• Stated exercise: Below is a listing; print exactly its lines from the one containing "Clone this chart in matplotlib." down to the one containing "ax.set_ylim(0, 1.0)", both inclusive, with every picture left out.

• Given data:
# # # # # # #
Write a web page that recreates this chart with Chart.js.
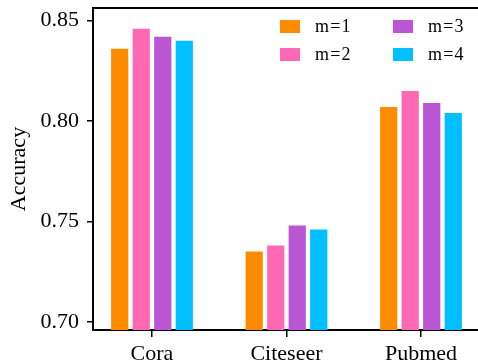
<!DOCTYPE html>
<html>
<head>
<meta charset="utf-8">
<script src="https://cdn.jsdelivr.net/npm/chart.js@4/dist/chart.umd.min.js"></script>
<style>
html,body{margin:0;padding:0;background:#fff;}
#wrap{width:478px;height:364px;}
</style>
</head>
<body>
<div id="wrap"><canvas id="c" width="478" height="364"></canvas></div>
<script>
const categories = ['Cora', 'Citeseer', 'Pubmed'];
const seriesNames = ['m=1', 'm=2', 'm=3', 'm=4'];
const m1 = [0.836, 0.735, 0.807];
const m2 = [0.846, 0.738, 0.815];
const m3 = [0.842, 0.748, 0.809];
const m4 = [0.840, 0.746, 0.804];
const yTicks = [0.70, 0.75, 0.80, 0.85];
const colors = ['#FF8C00', '#FF69B4', '#BA55D3', '#00BFFF'];

const FONT = "'Liberation Serif', 'Times New Roman', serif";
const allSeries = [m1, m2, m3, m4];

const datasets = allSeries.map((vals, i) => ({
  label: seriesNames[i],
  data: vals.map((v, j) => ({x: j + 1, y: v})),
  backgroundColor: colors[i],
  borderWidth: 0,
  categoryPercentage: 0.64,
  barPercentage: 0.8
}));

const customLegend = {
  id: 'customLegend',
  afterDraw(chart) {
    const ctx = chart.ctx;
    const ca = chart.chartArea;
    ctx.save();
    ctx.strokeStyle = '#000';
    ctx.lineWidth = 2;
    ctx.beginPath();
    ctx.moveTo(ca.left - 1, ca.top);
    ctx.lineTo(chart.width, ca.top);
    ctx.stroke();
    const colX = [280, 393];
    const rowY = [20, 48];
    ctx.font = '18px ' + FONT;
    ctx.textBaseline = 'middle';
    try { ctx.letterSpacing = '1.2px'; } catch (e) {}
    chart.data.datasets.forEach((ds, i) => {
      const col = Math.floor(i / 2), row = i % 2;
      const x = colX[col], y = rowY[row];
      ctx.fillStyle = ds.backgroundColor;
      ctx.fillRect(x, y, 20, 13);
      ctx.fillStyle = '#000';
      ctx.fillText(ds.label, x + 35, y + 7);
    });
    ctx.restore();
  }
};

new Chart(document.getElementById('c'), {
  type: 'bar',
  data: { datasets },
  plugins: [customLegend],
  options: {
    responsive: false,
    animation: false,
    devicePixelRatio: 1,
    layout: { autoPadding: false, padding: { top: 8, right: 0, left: 0, bottom: 0 } },
    plugins: { legend: { display: false }, tooltip: { enabled: false } },
    scales: {
      x: {
        type: 'linear',
        offset: false,
        min: 0.5613,
        max: 3.424,
        afterBuildTicks: (s) => { s.ticks = categories.map((c, i) => ({ value: i + 1 })); },
        afterFit: (s) => { s.height = 34; s.paddingLeft = 0; s.paddingRight = 0; },
        ticks: {
          callback: (v) => categories[Math.round(v) - 1] || '',
          color: '#000',
          font: { family: FONT, size: 22 },
          padding: 4,
          maxRotation: 0,
          autoSkip: false
        },
        grid: { offset: false, drawOnChartArea: false, tickLength: 7, color: '#000', lineWidth: 1.5 },
        border: { color: '#000', width: 2 }
      },
      y: {
        min: 0.6959,
        max: 0.8563,
        afterBuildTicks: (s) => { s.ticks = yTicks.map(v => ({ value: v })); },
        afterFit: (s) => { s.width = 93; s.paddingTop = 0; s.paddingBottom = 0; },
        ticks: {
          callback: (v) => Number(v).toFixed(2),
          color: '#000',
          font: { family: FONT, size: 22 },
          padding: 8
        },
        title: {
          display: true,
          text: 'Accuracy',
          color: '#000',
          font: { family: FONT, size: 22 },
          padding: { top: 6, bottom: 0 }
        },
        grid: { drawOnChartArea: false, tickLength: 6, color: '#000', lineWidth: 1.5 },
        border: { color: '#000', width: 2 }
      }
    }
  }
});
</script>
</body>
</html>
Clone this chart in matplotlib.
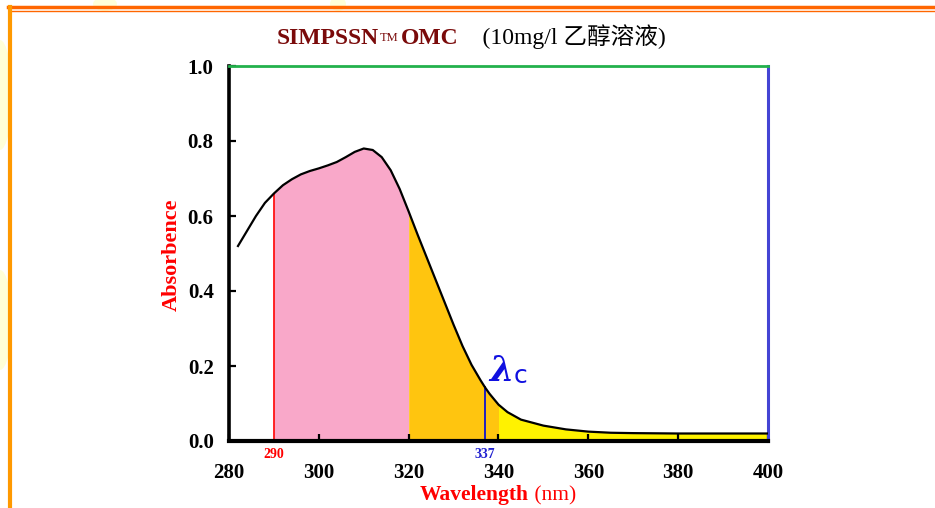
import matplotlib
matplotlib.use("Agg")
import matplotlib.pyplot as plt
import numpy as np
from matplotlib.patches import Ellipse
from matplotlib.lines import Line2D

# ---- data ----
wavelength = [282, 284, 286, 288, 290, 292, 294, 296, 298, 300, 302, 304, 306, 308,
              310, 312, 314, 316, 318, 320, 322, 324, 326, 328, 330, 332, 334, 336,
              337, 338, 340, 342, 345, 350, 355, 360, 365, 370, 380, 390, 400]
absorbance = [0.52, 0.56, 0.60, 0.635, 0.66, 0.682, 0.698, 0.711, 0.72, 0.727, 0.735,
              0.744, 0.757, 0.771, 0.78, 0.776, 0.757, 0.722, 0.672, 0.612, 0.55, 0.49,
              0.43, 0.37, 0.31, 0.253, 0.203, 0.162, 0.143, 0.126, 0.097, 0.077, 0.057,
              0.041, 0.031, 0.025, 0.022, 0.021, 0.02, 0.02, 0.02]
band_edges = [290, 320, 340, 400]
band_colors = ["#F9A8C9", "#FFC50F", "#FFF200"]
x_ticks = [280, 300, 320, 340, 360, 380, 400]
y_ticks = [0.0, 0.2, 0.4, 0.6, 0.8, 1.0]
uvb_edge = 290
critical_wl = 337

w = np.array(wavelength, dtype=float)
a = np.array(absorbance, dtype=float)

SERIF = ["Liberation Serif", "Noto Sans CJK SC", "DejaVu Serif"]

fig = plt.figure(figsize=(9.35, 5.08), dpi=100)
fig.patch.set_facecolor("white")

# background decorations (slide frame)
bg = fig.add_axes([0, 0, 1, 1], zorder=-5)
bg.set_xlim(0, 935)
bg.set_ylim(508, 0)
bg.axis("off")
for (cx, cy, ew, eh) in [(0, 95, 24, 110), (0, 320, 24, 100), (105, 4, 24, 14), (338, 4, 16, 14)]:
    bg.add_patch(Ellipse((cx, cy), ew, eh, color="#FFFFD8", lw=0))
bg.add_line(Line2D([8, 935], [7, 7], color="#FF6600", lw=2.5))
bg.add_line(Line2D([11, 935], [10.5, 10.5], color="#FF6600", lw=1.0))
bg.add_line(Line2D([9.5, 9.5], [7, 508], color="#FF9900", lw=3))

ax = fig.add_axes([229 / 935, 1 - 441 / 508, (768 - 229) / 935, (441 - 66) / 508])
ax.set_xlim(280, 400)
ax.set_ylim(0, 1.0)

# filled bands under the curve
for lo, hi, col in zip(band_edges[:-1], band_edges[1:], band_colors):
    m = (w >= lo) & (w <= hi)
    ax.fill_between(w[m], 0, a[m], color=col, lw=0, zorder=1)

ax.plot(w, a, color="black", lw=1.6, zorder=3, solid_joinstyle="round")

a290 = a[wavelength.index(uvb_edge)]
a337 = a[wavelength.index(critical_wl)]
ax.plot([uvb_edge, uvb_edge], [0, a290], color="#FF0000", lw=1.2, zorder=2)
ax.plot([critical_wl, critical_wl], [0, a337], color="#2020C0", lw=1.4, zorder=2)

# spines
for s, c, lw in [("left", "black", 2.6), ("bottom", "black", 3.0),
                 ("top", "#22B14C", 2.0), ("right", "#4444D4", 2.2)]:
    ax.spines[s].set_color(c)
    ax.spines[s].set_linewidth(lw)

ax.set_xticks(x_ticks)
ax.set_yticks(y_ticks)
ax.set_xticklabels([str(v) for v in x_ticks])
ax.set_yticklabels([f"{v:.1f}" for v in y_ticks])
ax.tick_params(axis="both", direction="in", length=5, width=1.6, color="black",
               labelsize=15, top=False, right=False)
ax.tick_params(axis="x", pad=16)
ax.tick_params(axis="y", pad=11)
for lab in ax.get_xticklabels() + ax.get_yticklabels():
    lab.set_fontfamily(SERIF)
    lab.set_fontweight("bold")

# markers under axis
ax.text(uvb_edge, -0.018, str(uvb_edge), color="#FF0000", fontsize=10, fontweight="bold",
        family=SERIF, ha="center", va="top")
ax.text(critical_wl, -0.018, str(critical_wl), color="#2020D0", fontsize=10, fontweight="bold",
        family=SERIF, ha="center", va="top")

# lambda_c label
t_l = ax.text(338.0, 0.16, "λ", color="#1010E0", fontsize=25, family=["DejaVu Serif"],
              style="italic", fontweight="bold", ha="left", va="baseline", zorder=4)
ax.annotate("c", xy=(1, 0), xycoords=t_l, xytext=(0, 0), textcoords="offset points",
            color="#1010E0", fontsize=18, family=["DejaVu Sans"], ha="left", va="bottom")

# y label
fig.text(172 / 935, 1 - 255 / 508, "Absorbence", rotation=90, color="#FF0000",
         fontsize=16, fontweight="bold", family=SERIF, ha="center", va="center")

# x label
t_x = fig.text(420 / 935, 1 - 500 / 508, "Wavelength", color="#FF0000", fontsize=15.5,
               fontweight="bold", family=SERIF, ha="left", va="baseline")
ax.annotate(" (nm)", xy=(1, 0), xycoords=t_x, xytext=(0, 0), textcoords="offset points",
            color="#FF0000", fontsize=15.5, family=SERIF, ha="left", va="bottom",
            annotation_clip=False)

# title
t1 = fig.text(277 / 935, 1 - 44 / 508, "SIMPSSN", color="#7A0A0A", fontsize=17,
              fontweight="bold", family=SERIF, ha="left", va="baseline")
t2 = ax.annotate("TM", xy=(1, 1), xycoords=t1, xytext=(0.5, -3), textcoords="offset points",
                 color="#7A0A0A", fontsize=9, family=SERIF, ha="left", va="top",
                 annotation_clip=False)
t3 = ax.annotate("OMC", xy=(1, 0), xycoords=t1, xytext=(16, 0), textcoords="offset points",
                 color="#7A0A0A", fontsize=17, fontweight="bold", family=SERIF,
                 ha="left", va="bottom", annotation_clip=False)
ax.annotate("    (10mg/l 乙醇溶液)", xy=(1, 0), xycoords=t3, xytext=(0, 0),
            textcoords="offset points", color="black", fontsize=17, family=SERIF,
            ha="left", va="bottom", annotation_clip=False)

fig.savefig("out.png", dpi=100, facecolor="white")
# # # # # # #
• Task solution:
Clone this chart in matplotlib.
import matplotlib
matplotlib.use("Agg")
import matplotlib.pyplot as plt
import numpy as np
from matplotlib.patches import Ellipse
from matplotlib.lines import Line2D

# ---- data ----
wavelength = [282, 284, 286, 288, 290, 292, 294, 296, 298, 300, 302, 304, 306, 308,
              310, 312, 314, 316, 318, 320, 322, 324, 326, 328, 330, 332, 334, 336,
              337, 338, 340, 342, 345, 350, 355, 360, 365, 370, 380, 390, 400]
absorbance = [0.52, 0.56, 0.60, 0.635, 0.66, 0.682, 0.698, 0.711, 0.72, 0.727, 0.735,
              0.744, 0.757, 0.771, 0.78, 0.776, 0.757, 0.722, 0.672, 0.612, 0.55, 0.49,
              0.43, 0.37, 0.31, 0.253, 0.203, 0.162, 0.143, 0.126, 0.097, 0.077, 0.057,
              0.041, 0.031, 0.025, 0.022, 0.021, 0.02, 0.02, 0.02]
band_edges = [290, 320, 340, 400]
band_colors = ["#F9A8C9", "#FFC50F", "#FFF200"]
x_ticks = [280, 300, 320, 340, 360, 380, 400]
y_ticks = [0.0, 0.2, 0.4, 0.6, 0.8, 1.0]
uvb_edge = 290
critical_wl = 337

w = np.array(wavelength, dtype=float)
a = np.array(absorbance, dtype=float)

SERIF = ["Liberation Serif", "Noto Sans CJK SC", "DejaVu Serif"]

fig = plt.figure(figsize=(9.35, 5.08), dpi=100)
fig.patch.set_facecolor("white")

# background decorations (slide frame)
bg = fig.add_axes([0, 0, 1, 1], zorder=-5)
bg.set_xlim(0, 935)
bg.set_ylim(508, 0)
bg.axis("off")
for (cx, cy, ew, eh) in [(0, 95, 24, 110), (0, 320, 24, 100), (105, 4, 24, 14), (338, 4, 16, 14)]:
    bg.add_patch(Ellipse((cx, cy), ew, eh, color="#FFFFD8", lw=0))
bg.add_line(Line2D([8, 935], [7, 7], color="#FF6600", lw=2.5))
bg.add_line(Line2D([11, 935], [10.5, 10.5], color="#FF6600", lw=1.0))
bg.add_line(Line2D([9.5, 9.5], [7, 508], color="#FF9900", lw=3))

ax = fig.add_axes([229 / 935, 1 - 441 / 508, (768 - 229) / 935, (441 - 66) / 508])
ax.set_xlim(280, 400)
ax.set_ylim(0, 1.0)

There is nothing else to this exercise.